In every endeavour, Ramaphosa continues to move at a glacial pace. It has taken him seven months to replace a minister in the Presidency who died and almost as long to induce the resignation of a Health minister immersed in a corruption scandal.
This week’s cabinet reshuffle brings the country’s spies directly under Ramaphosa’s control — a favourite tactic of beleaguered African presidents, although never a reassuring move in a young democracy — but leaves a slew of inept and dangerous ministers untouched, including Bheki Cele, Nkosazana Dlamini-Zuma, Gwede Mantashe, Ebrahim Patel, Angie Motshekga and Fikile Mbalula. This is no dream team.
The president has placed in the key Finance portfolio a man with welcomely moderate economic views but trailing a financial scandal dating back to 2012 and involving R100m in missing trade union pension funds. Ramaphosa’s challenge, of course, is that there are very few ANC ministerial candidates who are not tainted by allegations of corruption. A cabinet meeting of the unsullied could be convened around a card table with seats to spare.

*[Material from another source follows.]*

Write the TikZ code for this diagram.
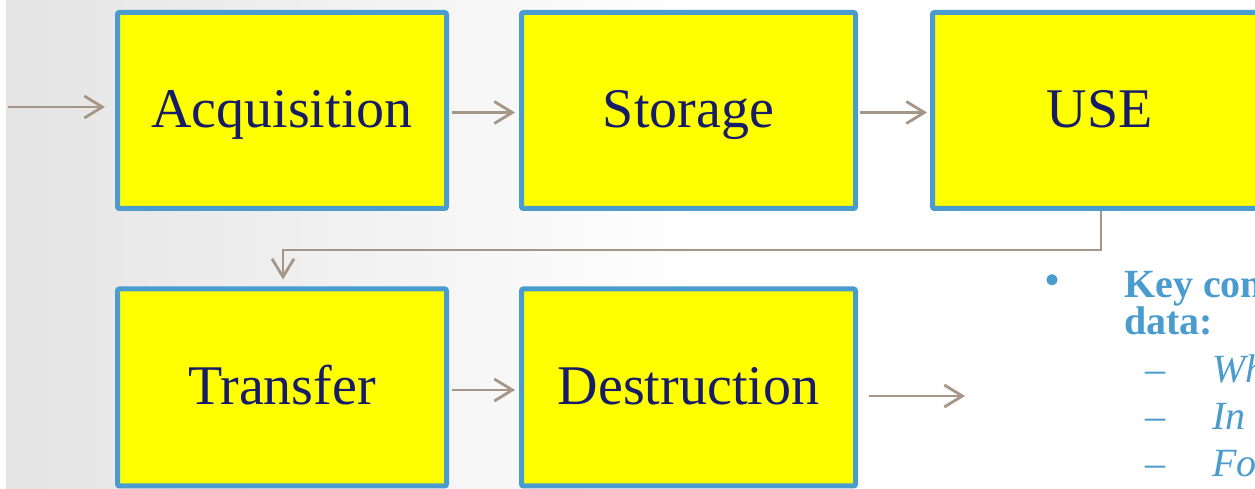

Ramaphosa is vastly different in character and personality from Zuma. The president is clever, modest, engaging and, on the face of it, a thoroughly decent person. Zuma isn’t.
But the difference between the outcome of their presidencies threatens to be negligible. Zuma brought South Africa to its knees. Ramaphosa, as it is playing out at the moment, will at best keep us from collapsing face down into the dirt.